***** Data segment *****

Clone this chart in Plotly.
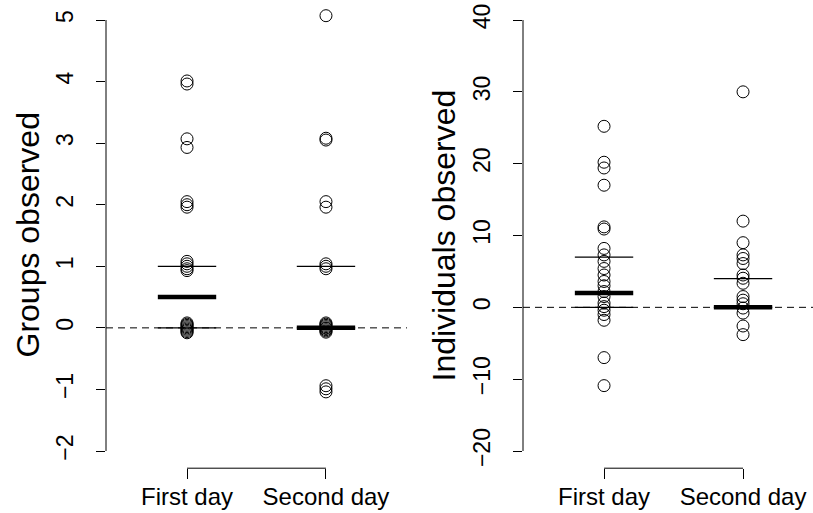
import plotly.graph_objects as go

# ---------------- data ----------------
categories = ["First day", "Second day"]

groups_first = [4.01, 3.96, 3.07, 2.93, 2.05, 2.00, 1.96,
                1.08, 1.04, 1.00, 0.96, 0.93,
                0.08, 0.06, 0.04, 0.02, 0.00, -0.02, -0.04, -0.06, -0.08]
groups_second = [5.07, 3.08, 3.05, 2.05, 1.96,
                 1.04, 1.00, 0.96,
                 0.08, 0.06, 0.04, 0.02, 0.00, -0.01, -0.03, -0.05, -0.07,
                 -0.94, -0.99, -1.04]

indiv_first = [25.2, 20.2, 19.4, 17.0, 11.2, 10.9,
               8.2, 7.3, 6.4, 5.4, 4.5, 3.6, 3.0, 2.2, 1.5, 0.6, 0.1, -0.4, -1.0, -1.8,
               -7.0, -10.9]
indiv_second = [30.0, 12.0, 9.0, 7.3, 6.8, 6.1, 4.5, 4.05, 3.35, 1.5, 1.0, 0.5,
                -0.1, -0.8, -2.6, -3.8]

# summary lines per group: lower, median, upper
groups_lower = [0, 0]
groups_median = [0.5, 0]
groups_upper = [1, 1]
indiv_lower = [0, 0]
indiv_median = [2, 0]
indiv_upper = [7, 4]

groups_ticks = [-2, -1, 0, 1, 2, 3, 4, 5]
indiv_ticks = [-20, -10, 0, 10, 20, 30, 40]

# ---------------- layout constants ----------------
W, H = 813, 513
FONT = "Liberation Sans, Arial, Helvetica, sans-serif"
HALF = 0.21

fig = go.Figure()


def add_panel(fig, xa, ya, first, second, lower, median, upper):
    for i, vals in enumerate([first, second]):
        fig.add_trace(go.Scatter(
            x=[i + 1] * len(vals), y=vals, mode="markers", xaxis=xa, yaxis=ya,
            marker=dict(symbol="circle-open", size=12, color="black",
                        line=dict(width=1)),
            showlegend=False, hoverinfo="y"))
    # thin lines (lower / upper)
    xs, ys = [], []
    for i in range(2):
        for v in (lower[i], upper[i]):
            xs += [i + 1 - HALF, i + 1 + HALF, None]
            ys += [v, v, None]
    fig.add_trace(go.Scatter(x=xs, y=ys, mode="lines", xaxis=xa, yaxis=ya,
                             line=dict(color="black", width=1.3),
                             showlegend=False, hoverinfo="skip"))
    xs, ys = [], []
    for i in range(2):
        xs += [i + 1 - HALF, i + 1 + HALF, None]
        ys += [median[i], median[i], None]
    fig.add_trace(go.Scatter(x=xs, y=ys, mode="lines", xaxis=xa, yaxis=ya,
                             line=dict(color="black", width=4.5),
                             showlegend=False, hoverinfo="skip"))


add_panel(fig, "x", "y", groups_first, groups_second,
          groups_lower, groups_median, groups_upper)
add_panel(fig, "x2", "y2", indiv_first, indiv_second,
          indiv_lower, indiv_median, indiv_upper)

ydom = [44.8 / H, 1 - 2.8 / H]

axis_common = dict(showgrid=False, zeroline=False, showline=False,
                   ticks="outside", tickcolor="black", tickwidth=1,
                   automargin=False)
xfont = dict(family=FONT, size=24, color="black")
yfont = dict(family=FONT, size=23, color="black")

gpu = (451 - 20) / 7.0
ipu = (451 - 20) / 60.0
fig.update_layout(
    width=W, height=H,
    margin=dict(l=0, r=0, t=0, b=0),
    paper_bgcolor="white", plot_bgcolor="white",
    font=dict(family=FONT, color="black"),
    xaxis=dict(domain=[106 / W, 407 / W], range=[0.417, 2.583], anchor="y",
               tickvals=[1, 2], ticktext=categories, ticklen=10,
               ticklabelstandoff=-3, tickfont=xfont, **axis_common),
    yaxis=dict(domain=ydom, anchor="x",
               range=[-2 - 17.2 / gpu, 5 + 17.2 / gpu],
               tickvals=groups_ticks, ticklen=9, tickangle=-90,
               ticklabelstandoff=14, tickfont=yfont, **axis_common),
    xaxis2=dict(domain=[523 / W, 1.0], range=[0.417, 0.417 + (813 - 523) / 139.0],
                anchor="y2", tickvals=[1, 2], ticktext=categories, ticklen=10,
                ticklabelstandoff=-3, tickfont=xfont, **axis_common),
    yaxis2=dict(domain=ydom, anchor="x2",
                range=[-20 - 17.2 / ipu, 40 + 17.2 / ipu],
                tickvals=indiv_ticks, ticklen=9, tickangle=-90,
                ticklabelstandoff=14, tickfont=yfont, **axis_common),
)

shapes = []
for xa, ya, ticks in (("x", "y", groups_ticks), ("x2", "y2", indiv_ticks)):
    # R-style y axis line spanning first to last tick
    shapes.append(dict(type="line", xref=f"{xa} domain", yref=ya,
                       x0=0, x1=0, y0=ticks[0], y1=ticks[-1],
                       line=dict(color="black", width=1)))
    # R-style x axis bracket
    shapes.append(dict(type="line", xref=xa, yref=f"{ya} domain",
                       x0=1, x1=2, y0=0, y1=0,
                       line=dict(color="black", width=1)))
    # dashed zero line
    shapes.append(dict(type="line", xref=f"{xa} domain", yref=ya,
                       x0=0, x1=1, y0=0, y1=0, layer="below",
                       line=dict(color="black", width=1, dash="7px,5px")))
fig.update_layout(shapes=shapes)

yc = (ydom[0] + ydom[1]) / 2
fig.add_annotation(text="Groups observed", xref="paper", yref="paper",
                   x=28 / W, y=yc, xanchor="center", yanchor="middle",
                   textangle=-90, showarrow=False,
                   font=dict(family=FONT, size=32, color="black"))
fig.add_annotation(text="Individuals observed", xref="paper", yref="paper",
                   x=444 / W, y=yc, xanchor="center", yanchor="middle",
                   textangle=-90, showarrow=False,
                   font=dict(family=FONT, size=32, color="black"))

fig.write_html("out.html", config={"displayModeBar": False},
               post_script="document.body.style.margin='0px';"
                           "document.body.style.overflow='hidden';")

*****

(Exercise goal): Reproduce the full material exactly, excluding the pictures.

(In response):
Clone this chart in Plotly.
import plotly.graph_objects as go

# ---------------- data ----------------
categories = ["First day", "Second day"]

groups_first = [4.01, 3.96, 3.07, 2.93, 2.05, 2.00, 1.96,
                1.08, 1.04, 1.00, 0.96, 0.93,
                0.08, 0.06, 0.04, 0.02, 0.00, -0.02, -0.04, -0.06, -0.08]
groups_second = [5.07, 3.08, 3.05, 2.05, 1.96,
                 1.04, 1.00, 0.96,
                 0.08, 0.06, 0.04, 0.02, 0.00, -0.01, -0.03, -0.05, -0.07,
                 -0.94, -0.99, -1.04]

indiv_first = [25.2, 20.2, 19.4, 17.0, 11.2, 10.9,
               8.2, 7.3, 6.4, 5.4, 4.5, 3.6, 3.0, 2.2, 1.5, 0.6, 0.1, -0.4, -1.0, -1.8,
               -7.0, -10.9]
indiv_second = [30.0, 12.0, 9.0, 7.3, 6.8, 6.1, 4.5, 4.05, 3.35, 1.5, 1.0, 0.5,
                -0.1, -0.8, -2.6, -3.8]

# summary lines per group: lower, median, upper
groups_lower = [0, 0]
groups_median = [0.5, 0]
groups_upper = [1, 1]
indiv_lower = [0, 0]
indiv_median = [2, 0]
indiv_upper = [7, 4]

groups_ticks = [-2, -1, 0, 1, 2, 3, 4, 5]
indiv_ticks = [-20, -10, 0, 10, 20, 30, 40]

# ---------------- layout constants ----------------
W, H = 813, 513
FONT = "Liberation Sans, Arial, Helvetica, sans-serif"
HALF = 0.21

fig = go.Figure()


def add_panel(fig, xa, ya, first, second, lower, median, upper):
    for i, vals in enumerate([first, second]):
        fig.add_trace(go.Scatter(
            x=[i + 1] * len(vals), y=vals, mode="markers", xaxis=xa, yaxis=ya,
            marker=dict(symbol="circle-open", size=12, color="black",
                        line=dict(width=1)),
            showlegend=False, hoverinfo="y"))
    # thin lines (lower / upper)
    xs, ys = [], []
    for i in range(2):
        for v in (lower[i], upper[i]):
            xs += [i + 1 - HALF, i + 1 + HALF, None]
            ys += [v, v, None]
    fig.add_trace(go.Scatter(x=xs, y=ys, mode="lines", xaxis=xa, yaxis=ya,
                             line=dict(color="black", width=1.3),
                             showlegend=False, hoverinfo="skip"))
    xs, ys = [], []
    for i in range(2):
        xs += [i + 1 - HALF, i + 1 + HALF, None]
        ys += [median[i], median[i], None]
    fig.add_trace(go.Scatter(x=xs, y=ys, mode="lines", xaxis=xa, yaxis=ya,
                             line=dict(color="black", width=4.5),
                             showlegend=False, hoverinfo="skip"))


add_panel(fig, "x", "y", groups_first, groups_second,
          groups_lower, groups_median, groups_upper)
add_panel(fig, "x2", "y2", indiv_first, indiv_second,
          indiv_lower, indiv_median, indiv_upper)

ydom = [44.8 / H, 1 - 2.8 / H]

axis_common = dict(showgrid=False, zeroline=False, showline=False,
                   ticks="outside", tickcolor="black", tickwidth=1,
                   automargin=False)
xfont = dict(family=FONT, size=24, color="black")
yfont = dict(family=FONT, size=23, color="black")

gpu = (451 - 20) / 7.0
ipu = (451 - 20) / 60.0
fig.update_layout(
    width=W, height=H,
    margin=dict(l=0, r=0, t=0, b=0),
    paper_bgcolor="white", plot_bgcolor="white",
    font=dict(family=FONT, color="black"),
    xaxis=dict(domain=[106 / W, 407 / W], range=[0.417, 2.583], anchor="y",
               tickvals=[1, 2], ticktext=categories, ticklen=10,
               ticklabelstandoff=-3, tickfont=xfont, **axis_common),
    yaxis=dict(domain=ydom, anchor="x",
               range=[-2 - 17.2 / gpu, 5 + 17.2 / gpu],
               tickvals=groups_ticks, ticklen=9, tickangle=-90,
               ticklabelstandoff=14, tickfont=yfont, **axis_common),
    xaxis2=dict(domain=[523 / W, 1.0], range=[0.417, 0.417 + (813 - 523) / 139.0],
                anchor="y2", tickvals=[1, 2], ticktext=categories, ticklen=10,
                ticklabelstandoff=-3, tickfont=xfont, **axis_common),
    yaxis2=dict(domain=ydom, anchor="x2",
                range=[-20 - 17.2 / ipu, 40 + 17.2 / ipu],
                tickvals=indiv_ticks, ticklen=9, tickangle=-90,
                ticklabelstandoff=14, tickfont=yfont, **axis_common),
)

shapes = []
for xa, ya, ticks in (("x", "y", groups_ticks), ("x2", "y2", indiv_ticks)):
    # R-style y axis line spanning first to last tick
    shapes.append(dict(type="line", xref=f"{xa} domain", yref=ya,
                       x0=0, x1=0, y0=ticks[0], y1=ticks[-1],
                       line=dict(color="black", width=1)))
    # R-style x axis bracket
    shapes.append(dict(type="line", xref=xa, yref=f"{ya} domain",
                       x0=1, x1=2, y0=0, y1=0,
                       line=dict(color="black", width=1)))
    # dashed zero line
    shapes.append(dict(type="line", xref=f"{xa} domain", yref=ya,
                       x0=0, x1=1, y0=0, y1=0, layer="below",
                       line=dict(color="black", width=1, dash="7px,5px")))
fig.update_layout(shapes=shapes)

yc = (ydom[0] + ydom[1]) / 2
fig.add_annotation(text="Groups observed", xref="paper", yref="paper",
                   x=28 / W, y=yc, xanchor="center", yanchor="middle",
                   textangle=-90, showarrow=False,
                   font=dict(family=FONT, size=32, color="black"))
fig.add_annotation(text="Individuals observed", xref="paper", yref="paper",
                   x=444 / W, y=yc, xanchor="center", yanchor="middle",
                   textangle=-90, showarrow=False,
                   font=dict(family=FONT, size=32, color="black"))

fig.write_html("out.html", config={"displayModeBar": False},
               post_script="document.body.style.margin='0px';"
                           "document.body.style.overflow='hidden';")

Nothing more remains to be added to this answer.